**** DATASET EXCERPT
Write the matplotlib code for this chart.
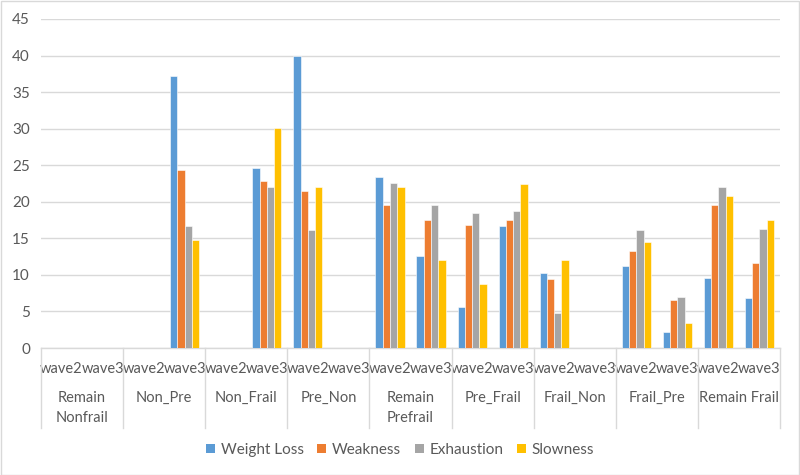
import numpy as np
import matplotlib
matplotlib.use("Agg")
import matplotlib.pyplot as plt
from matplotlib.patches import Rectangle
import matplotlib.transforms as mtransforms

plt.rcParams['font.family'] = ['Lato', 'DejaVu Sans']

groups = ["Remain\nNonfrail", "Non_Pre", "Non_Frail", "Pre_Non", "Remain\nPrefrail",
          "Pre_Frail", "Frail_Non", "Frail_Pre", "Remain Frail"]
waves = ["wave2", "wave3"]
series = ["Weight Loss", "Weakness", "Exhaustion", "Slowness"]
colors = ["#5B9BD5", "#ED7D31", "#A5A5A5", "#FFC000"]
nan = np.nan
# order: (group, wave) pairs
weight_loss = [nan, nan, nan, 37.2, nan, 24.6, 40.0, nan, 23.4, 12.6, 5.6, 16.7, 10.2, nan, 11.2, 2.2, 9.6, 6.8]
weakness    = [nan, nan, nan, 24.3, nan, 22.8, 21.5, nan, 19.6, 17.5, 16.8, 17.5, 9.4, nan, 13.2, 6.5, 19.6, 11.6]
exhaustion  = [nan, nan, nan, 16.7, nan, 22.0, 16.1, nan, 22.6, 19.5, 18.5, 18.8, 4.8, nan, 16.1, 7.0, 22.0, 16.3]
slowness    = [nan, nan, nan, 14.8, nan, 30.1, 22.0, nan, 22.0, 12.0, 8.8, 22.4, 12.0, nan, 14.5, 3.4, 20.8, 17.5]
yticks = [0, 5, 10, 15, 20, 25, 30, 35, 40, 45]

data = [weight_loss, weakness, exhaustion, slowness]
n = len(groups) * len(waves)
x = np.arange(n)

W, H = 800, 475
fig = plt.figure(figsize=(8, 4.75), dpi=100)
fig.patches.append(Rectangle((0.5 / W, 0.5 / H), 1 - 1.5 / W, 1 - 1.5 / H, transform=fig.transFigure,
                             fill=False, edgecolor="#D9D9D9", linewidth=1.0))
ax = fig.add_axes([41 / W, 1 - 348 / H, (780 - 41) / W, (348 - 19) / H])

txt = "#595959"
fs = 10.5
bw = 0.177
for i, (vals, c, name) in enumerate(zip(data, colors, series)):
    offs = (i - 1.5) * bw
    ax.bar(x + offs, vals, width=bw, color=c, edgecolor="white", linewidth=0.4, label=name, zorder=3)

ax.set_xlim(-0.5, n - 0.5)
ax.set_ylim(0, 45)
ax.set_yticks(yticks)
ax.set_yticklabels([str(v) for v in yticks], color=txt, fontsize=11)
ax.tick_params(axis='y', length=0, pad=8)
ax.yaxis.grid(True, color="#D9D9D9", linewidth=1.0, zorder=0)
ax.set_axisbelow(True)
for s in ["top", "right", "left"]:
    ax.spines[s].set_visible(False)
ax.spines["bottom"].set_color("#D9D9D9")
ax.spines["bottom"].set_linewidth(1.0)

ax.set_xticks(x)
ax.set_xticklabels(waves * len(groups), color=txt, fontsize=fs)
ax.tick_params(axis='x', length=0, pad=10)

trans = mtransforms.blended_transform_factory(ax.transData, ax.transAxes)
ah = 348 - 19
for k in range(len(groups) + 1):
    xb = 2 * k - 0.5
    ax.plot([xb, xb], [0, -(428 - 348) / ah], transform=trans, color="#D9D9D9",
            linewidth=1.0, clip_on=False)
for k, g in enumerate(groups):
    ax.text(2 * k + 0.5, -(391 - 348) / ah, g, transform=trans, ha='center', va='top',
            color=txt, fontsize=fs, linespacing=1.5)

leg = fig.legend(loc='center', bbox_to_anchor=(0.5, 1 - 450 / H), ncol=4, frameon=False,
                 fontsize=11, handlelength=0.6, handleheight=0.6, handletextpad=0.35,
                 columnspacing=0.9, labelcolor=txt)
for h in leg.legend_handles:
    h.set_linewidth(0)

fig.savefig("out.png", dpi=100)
********
Repeat, word for word and with no pictures, only the lines running from the beginning of the data to the line that contains "35, 40, 45]".

Write the matplotlib code for this chart.
import numpy as np
import matplotlib
matplotlib.use("Agg")
import matplotlib.pyplot as plt
from matplotlib.patches import Rectangle
import matplotlib.transforms as mtransforms

plt.rcParams['font.family'] = ['Lato', 'DejaVu Sans']

groups = ["Remain\nNonfrail", "Non_Pre", "Non_Frail", "Pre_Non", "Remain\nPrefrail",
          "Pre_Frail", "Frail_Non", "Frail_Pre", "Remain Frail"]
waves = ["wave2", "wave3"]
series = ["Weight Loss", "Weakness", "Exhaustion", "Slowness"]
colors = ["#5B9BD5", "#ED7D31", "#A5A5A5", "#FFC000"]
nan = np.nan
# order: (group, wave) pairs
weight_loss = [nan, nan, nan, 37.2, nan, 24.6, 40.0, nan, 23.4, 12.6, 5.6, 16.7, 10.2, nan, 11.2, 2.2, 9.6, 6.8]
weakness    = [nan, nan, nan, 24.3, nan, 22.8, 21.5, nan, 19.6, 17.5, 16.8, 17.5, 9.4, nan, 13.2, 6.5, 19.6, 11.6]
exhaustion  = [nan, nan, nan, 16.7, nan, 22.0, 16.1, nan, 22.6, 19.5, 18.5, 18.8, 4.8, nan, 16.1, 7.0, 22.0, 16.3]
slowness    = [nan, nan, nan, 14.8, nan, 30.1, 22.0, nan, 22.0, 12.0, 8.8, 22.4, 12.0, nan, 14.5, 3.4, 20.8, 17.5]
yticks = [0, 5, 10, 15, 20, 25, 30, 35, 40, 45]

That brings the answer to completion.